[start]

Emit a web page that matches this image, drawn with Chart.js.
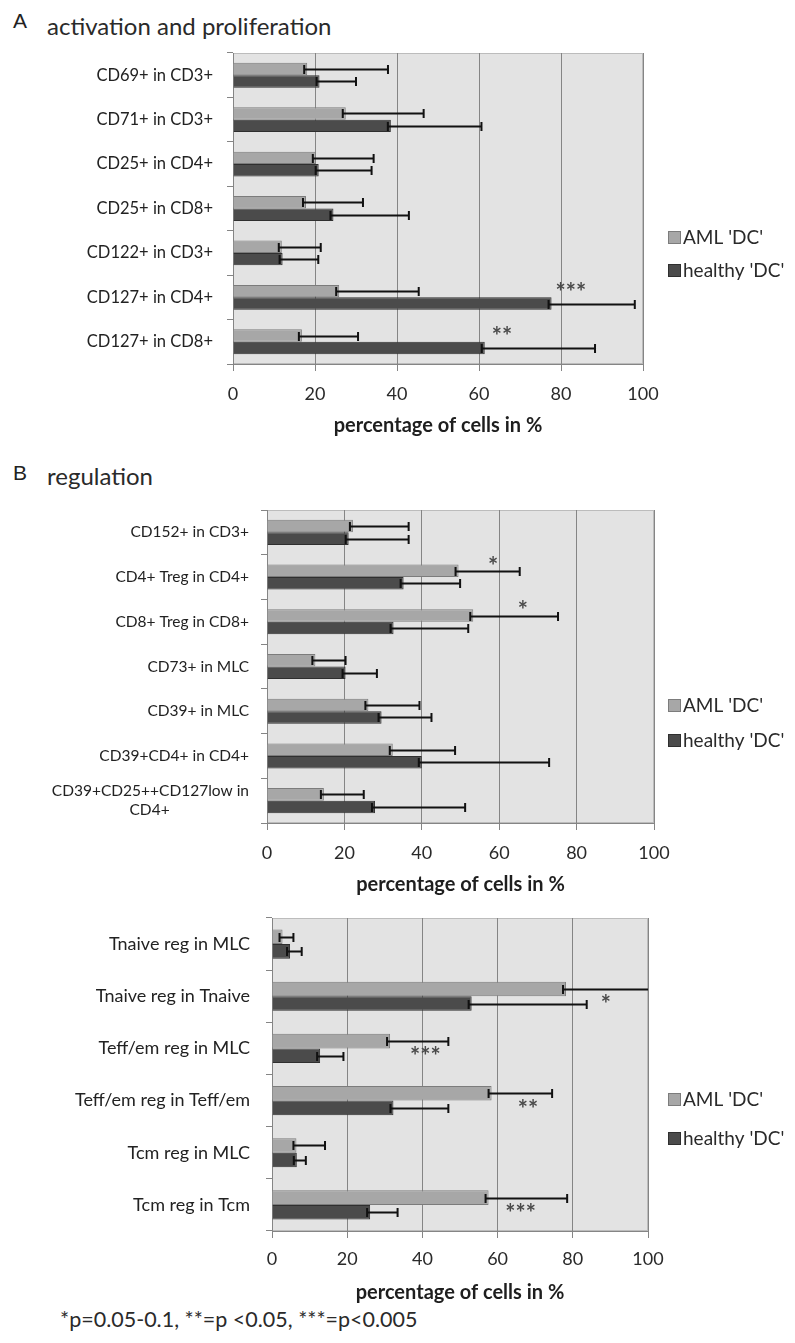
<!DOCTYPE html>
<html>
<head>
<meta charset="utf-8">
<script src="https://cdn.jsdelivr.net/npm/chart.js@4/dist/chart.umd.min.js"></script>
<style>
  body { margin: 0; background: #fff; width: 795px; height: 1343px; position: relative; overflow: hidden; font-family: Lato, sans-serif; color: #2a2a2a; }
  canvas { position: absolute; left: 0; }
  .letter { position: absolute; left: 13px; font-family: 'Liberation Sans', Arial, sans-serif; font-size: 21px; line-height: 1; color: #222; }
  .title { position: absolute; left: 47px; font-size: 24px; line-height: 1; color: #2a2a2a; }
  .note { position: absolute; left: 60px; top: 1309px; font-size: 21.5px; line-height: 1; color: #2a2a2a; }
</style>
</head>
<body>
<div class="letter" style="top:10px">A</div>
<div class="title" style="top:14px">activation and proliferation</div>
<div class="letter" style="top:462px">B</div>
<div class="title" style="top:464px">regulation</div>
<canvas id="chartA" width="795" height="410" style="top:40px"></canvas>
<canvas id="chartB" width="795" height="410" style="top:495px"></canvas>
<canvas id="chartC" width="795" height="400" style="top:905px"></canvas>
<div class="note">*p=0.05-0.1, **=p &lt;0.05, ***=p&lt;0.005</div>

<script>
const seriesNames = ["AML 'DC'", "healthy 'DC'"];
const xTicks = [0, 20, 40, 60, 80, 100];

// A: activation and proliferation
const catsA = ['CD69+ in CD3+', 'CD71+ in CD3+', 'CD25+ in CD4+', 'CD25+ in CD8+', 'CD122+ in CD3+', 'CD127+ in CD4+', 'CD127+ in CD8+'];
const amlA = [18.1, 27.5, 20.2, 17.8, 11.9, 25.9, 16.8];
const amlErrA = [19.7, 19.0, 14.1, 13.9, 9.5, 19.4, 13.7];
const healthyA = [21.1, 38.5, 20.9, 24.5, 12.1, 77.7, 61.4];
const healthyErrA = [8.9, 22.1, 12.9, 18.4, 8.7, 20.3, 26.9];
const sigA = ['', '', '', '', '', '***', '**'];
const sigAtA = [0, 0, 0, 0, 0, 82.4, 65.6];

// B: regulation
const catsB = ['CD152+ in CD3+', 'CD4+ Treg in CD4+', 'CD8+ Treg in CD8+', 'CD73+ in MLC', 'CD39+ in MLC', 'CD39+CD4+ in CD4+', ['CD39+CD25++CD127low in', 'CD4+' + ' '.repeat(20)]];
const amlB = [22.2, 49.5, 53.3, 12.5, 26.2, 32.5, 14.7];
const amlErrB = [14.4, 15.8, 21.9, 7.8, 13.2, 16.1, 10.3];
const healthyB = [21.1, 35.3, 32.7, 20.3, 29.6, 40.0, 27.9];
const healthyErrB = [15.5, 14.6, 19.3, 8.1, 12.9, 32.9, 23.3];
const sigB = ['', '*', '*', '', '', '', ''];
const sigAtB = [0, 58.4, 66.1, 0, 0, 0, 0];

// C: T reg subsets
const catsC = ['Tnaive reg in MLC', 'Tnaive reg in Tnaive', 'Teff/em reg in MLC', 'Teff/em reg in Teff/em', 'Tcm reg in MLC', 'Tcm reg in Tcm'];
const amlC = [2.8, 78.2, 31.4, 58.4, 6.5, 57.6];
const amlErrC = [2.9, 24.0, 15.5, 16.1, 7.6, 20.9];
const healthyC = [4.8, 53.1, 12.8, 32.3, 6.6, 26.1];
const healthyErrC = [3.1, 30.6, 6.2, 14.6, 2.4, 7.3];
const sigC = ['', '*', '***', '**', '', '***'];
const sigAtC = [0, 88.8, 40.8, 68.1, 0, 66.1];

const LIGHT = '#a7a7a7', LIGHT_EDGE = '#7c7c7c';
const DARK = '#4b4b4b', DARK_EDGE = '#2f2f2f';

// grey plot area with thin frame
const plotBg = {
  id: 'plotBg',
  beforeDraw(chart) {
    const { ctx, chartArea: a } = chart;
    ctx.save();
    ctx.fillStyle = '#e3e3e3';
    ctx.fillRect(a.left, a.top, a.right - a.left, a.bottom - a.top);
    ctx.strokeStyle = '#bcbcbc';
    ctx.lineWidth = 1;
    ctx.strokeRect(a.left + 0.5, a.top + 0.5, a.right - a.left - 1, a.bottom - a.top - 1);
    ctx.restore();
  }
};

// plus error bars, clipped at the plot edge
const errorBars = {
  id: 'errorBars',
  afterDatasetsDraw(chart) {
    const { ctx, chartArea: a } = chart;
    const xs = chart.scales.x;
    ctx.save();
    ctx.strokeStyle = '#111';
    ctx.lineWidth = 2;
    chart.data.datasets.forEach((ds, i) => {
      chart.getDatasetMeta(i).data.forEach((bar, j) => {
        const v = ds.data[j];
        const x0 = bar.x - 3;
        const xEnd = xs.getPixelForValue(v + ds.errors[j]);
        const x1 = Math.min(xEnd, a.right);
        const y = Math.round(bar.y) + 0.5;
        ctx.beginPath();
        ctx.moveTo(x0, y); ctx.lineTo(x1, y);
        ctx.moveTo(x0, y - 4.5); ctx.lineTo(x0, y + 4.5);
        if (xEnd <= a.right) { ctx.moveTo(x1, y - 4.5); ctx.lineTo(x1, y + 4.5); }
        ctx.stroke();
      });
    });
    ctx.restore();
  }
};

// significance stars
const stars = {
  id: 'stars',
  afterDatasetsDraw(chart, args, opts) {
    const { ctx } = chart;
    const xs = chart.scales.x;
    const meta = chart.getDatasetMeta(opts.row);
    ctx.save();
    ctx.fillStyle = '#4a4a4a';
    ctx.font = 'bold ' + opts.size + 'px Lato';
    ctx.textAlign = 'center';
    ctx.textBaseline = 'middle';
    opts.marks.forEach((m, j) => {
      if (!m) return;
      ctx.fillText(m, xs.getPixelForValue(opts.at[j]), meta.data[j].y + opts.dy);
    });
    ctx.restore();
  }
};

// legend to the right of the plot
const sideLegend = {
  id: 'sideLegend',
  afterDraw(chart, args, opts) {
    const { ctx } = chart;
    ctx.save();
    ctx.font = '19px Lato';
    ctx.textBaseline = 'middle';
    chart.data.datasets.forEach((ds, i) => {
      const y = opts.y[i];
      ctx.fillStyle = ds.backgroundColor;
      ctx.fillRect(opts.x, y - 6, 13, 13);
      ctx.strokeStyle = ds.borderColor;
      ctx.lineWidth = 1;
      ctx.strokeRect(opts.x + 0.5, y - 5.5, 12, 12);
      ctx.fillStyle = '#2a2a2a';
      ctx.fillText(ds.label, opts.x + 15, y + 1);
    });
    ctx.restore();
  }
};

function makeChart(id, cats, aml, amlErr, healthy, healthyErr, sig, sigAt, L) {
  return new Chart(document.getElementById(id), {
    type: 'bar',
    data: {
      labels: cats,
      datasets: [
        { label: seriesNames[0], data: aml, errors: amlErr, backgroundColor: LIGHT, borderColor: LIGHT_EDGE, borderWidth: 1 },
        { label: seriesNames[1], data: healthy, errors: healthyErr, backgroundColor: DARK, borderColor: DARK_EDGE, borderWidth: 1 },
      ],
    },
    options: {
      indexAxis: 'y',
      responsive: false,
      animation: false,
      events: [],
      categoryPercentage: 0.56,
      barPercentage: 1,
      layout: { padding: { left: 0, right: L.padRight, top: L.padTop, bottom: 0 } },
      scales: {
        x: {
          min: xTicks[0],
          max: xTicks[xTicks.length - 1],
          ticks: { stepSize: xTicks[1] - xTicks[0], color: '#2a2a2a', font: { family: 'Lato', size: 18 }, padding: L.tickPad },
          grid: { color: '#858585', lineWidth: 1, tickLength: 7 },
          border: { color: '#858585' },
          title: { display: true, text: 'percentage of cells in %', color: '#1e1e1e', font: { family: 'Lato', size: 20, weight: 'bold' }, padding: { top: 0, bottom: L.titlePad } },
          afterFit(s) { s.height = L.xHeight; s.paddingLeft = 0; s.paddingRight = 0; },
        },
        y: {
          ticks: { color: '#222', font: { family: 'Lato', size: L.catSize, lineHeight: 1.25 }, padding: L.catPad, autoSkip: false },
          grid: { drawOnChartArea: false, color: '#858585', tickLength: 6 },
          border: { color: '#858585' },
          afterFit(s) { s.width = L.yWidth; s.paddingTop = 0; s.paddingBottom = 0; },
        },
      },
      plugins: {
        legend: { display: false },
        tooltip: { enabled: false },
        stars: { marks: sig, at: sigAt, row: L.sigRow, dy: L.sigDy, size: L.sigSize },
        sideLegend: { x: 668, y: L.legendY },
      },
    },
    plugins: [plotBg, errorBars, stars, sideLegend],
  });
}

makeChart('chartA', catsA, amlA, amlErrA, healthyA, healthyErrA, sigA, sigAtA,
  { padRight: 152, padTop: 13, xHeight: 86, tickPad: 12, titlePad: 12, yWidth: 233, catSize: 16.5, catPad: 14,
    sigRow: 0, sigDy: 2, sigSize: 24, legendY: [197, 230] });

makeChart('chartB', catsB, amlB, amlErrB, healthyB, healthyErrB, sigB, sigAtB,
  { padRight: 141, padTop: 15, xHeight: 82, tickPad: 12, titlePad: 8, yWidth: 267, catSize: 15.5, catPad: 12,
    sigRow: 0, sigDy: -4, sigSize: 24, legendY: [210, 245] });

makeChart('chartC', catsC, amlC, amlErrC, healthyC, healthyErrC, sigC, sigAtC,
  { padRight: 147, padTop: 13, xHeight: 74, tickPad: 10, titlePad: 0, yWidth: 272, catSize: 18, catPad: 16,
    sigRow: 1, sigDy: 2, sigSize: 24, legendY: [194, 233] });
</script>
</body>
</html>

[end]

▸ Set problem: Starting with the first line of the data above and ending with the line containing "const xTicks = [0, 20, 40, 60, 80, 100];", please restate every line exactly, leaving images out.

▸ Task output:
Emit a web page that matches this image, drawn with Chart.js.
<!DOCTYPE html>
<html>
<head>
<meta charset="utf-8">
<script src="https://cdn.jsdelivr.net/npm/chart.js@4/dist/chart.umd.min.js"></script>
<style>
  body { margin: 0; background: #fff; width: 795px; height: 1343px; position: relative; overflow: hidden; font-family: Lato, sans-serif; color: #2a2a2a; }
  canvas { position: absolute; left: 0; }
  .letter { position: absolute; left: 13px; font-family: 'Liberation Sans', Arial, sans-serif; font-size: 21px; line-height: 1; color: #222; }
  .title { position: absolute; left: 47px; font-size: 24px; line-height: 1; color: #2a2a2a; }
  .note { position: absolute; left: 60px; top: 1309px; font-size: 21.5px; line-height: 1; color: #2a2a2a; }
</style>
</head>
<body>
<div class="letter" style="top:10px">A</div>
<div class="title" style="top:14px">activation and proliferation</div>
<div class="letter" style="top:462px">B</div>
<div class="title" style="top:464px">regulation</div>
<canvas id="chartA" width="795" height="410" style="top:40px"></canvas>
<canvas id="chartB" width="795" height="410" style="top:495px"></canvas>
<canvas id="chartC" width="795" height="400" style="top:905px"></canvas>
<div class="note">*p=0.05-0.1, **=p &lt;0.05, ***=p&lt;0.005</div>

<script>
const seriesNames = ["AML 'DC'", "healthy 'DC'"];
const xTicks = [0, 20, 40, 60, 80, 100];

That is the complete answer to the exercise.